LATERAL PROFESSIONALISM

Engineering firms often specialize and thus a large project will not infrequently find two, three or more engineering firms working on the same project. It is easy, in such circumstances, for the members of one engineering firm to openly criticize the work of members of another engineering firm. Professional ethics precludes such action.

The professional, whether he/she is an engineer, a geologist or a geophysicist, is not openly critical of a professional colleague until attempts have been made to make the colleague aware of the concern and, as a second step, involves the professional association. (see article 10 & 11 in the Code of Ethics.)

 

DISCLOSURE OF TECHNOLOGY

APEGGA's Code of Ethics contains a section which elaborates on the duties of the professional to an employer. In essence the Code indicates that the employee owes an employer loyalty and faithful service.

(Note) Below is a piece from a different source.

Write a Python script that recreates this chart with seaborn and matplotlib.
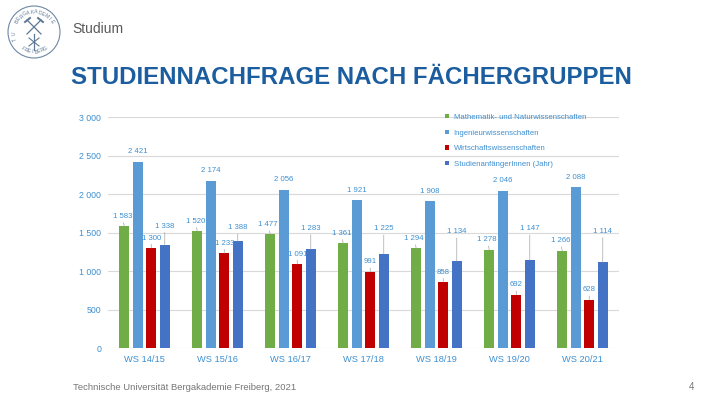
import numpy as np
import pandas as pd
import matplotlib
matplotlib.use("Agg")
import matplotlib.pyplot as plt
import seaborn as sns
from matplotlib.patches import Circle

# ---------------- data ----------------
semesters = ["WS 14/15", "WS 15/16", "WS 16/17", "WS 17/18", "WS 18/19", "WS 19/20", "WS 20/21"]
groups = ["Mathematik- und Naturwissenschaften", "Ingenieurwissenschaften",
          "Wirtschaftswissenschaften", "StudienanfängerInnen (Jahr)"]
mathnat = [1583, 1520, 1477, 1361, 1294, 1278, 1266]
ingenieur = [2421, 2174, 2056, 1921, 1908, 2046, 2088]
wirtschaft = [1300, 1233, 1091, 991, 858, 692, 628]
anfaenger = [1338, 1388, 1283, 1225, 1134, 1147, 1114]
y_ticks = [0, 500, 1000, 1500, 2000, 2500, 3000]
y_tick_labels = ["0", "500", "1 000", "1 500", "2 000", "2 500", "3 000"]

series = [mathnat, ingenieur, wirtschaft, anfaenger]
df = pd.DataFrame({
    "Semester": semesters * 4,
    "Gruppe": [g for g in groups for _ in semesters],
    "Wert": [v for s in series for v in s],
})

# ---------------- styles ----------------
colors = ["#70ad47", "#5b9bd5", "#c00000", "#4472c4"]
blue_txt = "#3d8fd1"
title_col = "#1b5d9e"
gray_txt = "#767676"
grid_col = "#d9d9d9"
px = 0.72  # pixel -> points at dpi 100

plt.rcParams["font.family"] = ["Liberation Sans", "DejaVu Sans"]

fig = plt.figure(figsize=(7.2, 4.05), dpi=100)
fig.patch.set_facecolor("white")

# overlay in pixel coordinates for header / footer / logo
bg = fig.add_axes([0, 0, 1, 1])
bg.set_xlim(0, 720)
bg.set_ylim(405, 0)
bg.axis("off")

# logo
cx, cy, r = 34, 32, 26
logo_col = "#5d7894"
bg.add_patch(Circle((cx, cy), r, fill=False, ec="#6d87a3", lw=0.8))
top_txt = "BERGAKADEMIE"
angs = np.linspace(150, 30, len(top_txt))
for ch, a in zip(top_txt, angs):
    t = np.deg2rad(a)
    bg.text(cx + 20 * np.cos(t), cy - 20 * np.sin(t), ch, fontsize=3.6, color=logo_col,
            rotation=a - 90, ha="center", va="center")
bot_txt = "FREIBERG"
angs = np.linspace(235, 305, len(bot_txt))
for ch, a in zip(bot_txt, angs):
    t = np.deg2rad(a)
    bg.text(cx + 20 * np.cos(t), cy - 20 * np.sin(t), ch, fontsize=3.6, color=logo_col,
            rotation=a + 90, ha="center", va="center")
for ch, a in zip("TU", [200, 185]):
    t = np.deg2rad(a)
    bg.text(cx + 20 * np.cos(t), cy - 20 * np.sin(t), ch, fontsize=3.6, color=logo_col,
            rotation=a - 90, ha="center", va="center")
# crossed hammers
bg.plot([cx - 7, cx + 7], [cy - 12, cy + 2], color=logo_col, lw=0.9)
bg.plot([cx + 7, cx - 7], [cy - 12, cy + 2], color=logo_col, lw=0.9)
bg.plot([cx - 9, cx - 4], [cy - 10, cy - 14], color=logo_col, lw=1.4)
bg.plot([cx + 9, cx + 4], [cy - 10, cy - 14], color=logo_col, lw=1.4)
bg.plot([cx, cx], [cy + 2, cy + 18], color=logo_col, lw=0.9)
bg.plot([cx - 5, cx + 5], [cy + 6, cy + 14], color=logo_col, lw=0.8)
bg.plot([cx + 5, cx - 5], [cy + 6, cy + 14], color=logo_col, lw=0.8)

bg.text(72, 29, "Studium", fontsize=10, color="#5a5a5a", ha="left", va="center")
bg.text(71, 84, "STUDIENNACHFRAGE NACH FÄCHERGRUPPEN", fontsize=17.3, fontweight="bold",
        color=title_col, ha="left", va="baseline")
bg.text(73, 387, "Technische Universität Bergakademie Freiberg, 2021", fontsize=6.8,
        color=gray_txt, ha="left", va="center")
bg.text(694, 387, "4", fontsize=7, color=gray_txt, ha="right", va="center")

# ---------------- chart ----------------
ax = fig.add_axes([108 / 720, 1 - 348 / 405, (619 - 108) / 720, (348 - 117.3) / 405])
ax.set_facecolor("none")
sns.barplot(data=df, x="Semester", y="Wert", hue="Gruppe", hue_order=groups,
            order=semesters, palette=colors, saturation=1, width=0.74, gap=0.27,
            ax=ax, errorbar=None)

ax.set_ylim(0, 3000)
ax.set_yticks(y_ticks)
ax.set_yticklabels(y_tick_labels)
ax.set_xlabel("")
ax.set_ylabel("")
for s in ax.spines.values():
    s.set_visible(False)
ax.yaxis.grid(True, color=grid_col, lw=0.8)
ax.set_axisbelow(True)
ax.tick_params(axis="both", length=0)
ax.tick_params(axis="y", labelsize=6.3, labelcolor=blue_txt, pad=5)
ax.tick_params(axis="x", labelsize=6.7, labelcolor=blue_txt, pad=5)

# data labels
blue_dy = [19, 13.5, 21, 25, 29, 31, 31]
for k, cont in enumerate(ax.containers):
    vals = series[k]
    for j, bar in enumerate(cont):
        x = bar.get_x() + bar.get_width() / 2
        v = vals[j]
        txt = f"{v:,}".replace(",", " ")
        if k == 3:
            dx, dy = 0, blue_dy[j]
        elif k == 0:
            dx, dy = -2, 10
        else:
            dx, dy = 0, 10
        arrow = None
        if k != 1:
            arrow = dict(arrowstyle="-", color="#a6a6a6", lw=0.5, shrinkA=0, shrinkB=0)
        ax.annotate(txt, (x, v), xytext=(dx * px, dy * px), textcoords="offset points",
                    ha="center", va="center", fontsize=5.6, color=blue_txt,
                    arrowprops=arrow)

# legend
handles, labels = ax.get_legend_handles_labels()
ax.legend(handles, labels, loc="upper left", bbox_to_anchor=(445 / 720, 1 - 114 / 405),
          bbox_transform=fig.transFigure, frameon=False, fontsize=5.6, labelcolor=blue_txt,
          handlelength=0.5, handleheight=0.5, handletextpad=0.6, labelspacing=1.1,
          borderaxespad=0, borderpad=0)

fig.savefig("out.png", dpi=100)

When a professional leaves one employer and begins work for another, to which employer does the professional then owe loyalty and allegiance relative to knowledge obtained while employed?

Only some general guidelines can be provided.

1. What is termed general knowledge is the property of the individual. Specific knowledge is usually considered to be the property of the company.

2. Do not violate contractual arrangements made with a former employer. These are often made as a condition of employment.

3. Do not violate unwritten but generally accepted standards applicable to the industry sector concerned.

4. Proprietary processes and patented information are the property of the employer.

5. Discuss problem areas with the potential new employer before accepting engagement.

6. The professional has a responsibility to use knowledge for the betterment of society. He/she should not therefore agree to allow knowledge to remain unutilized indefinitely and indiscriminately.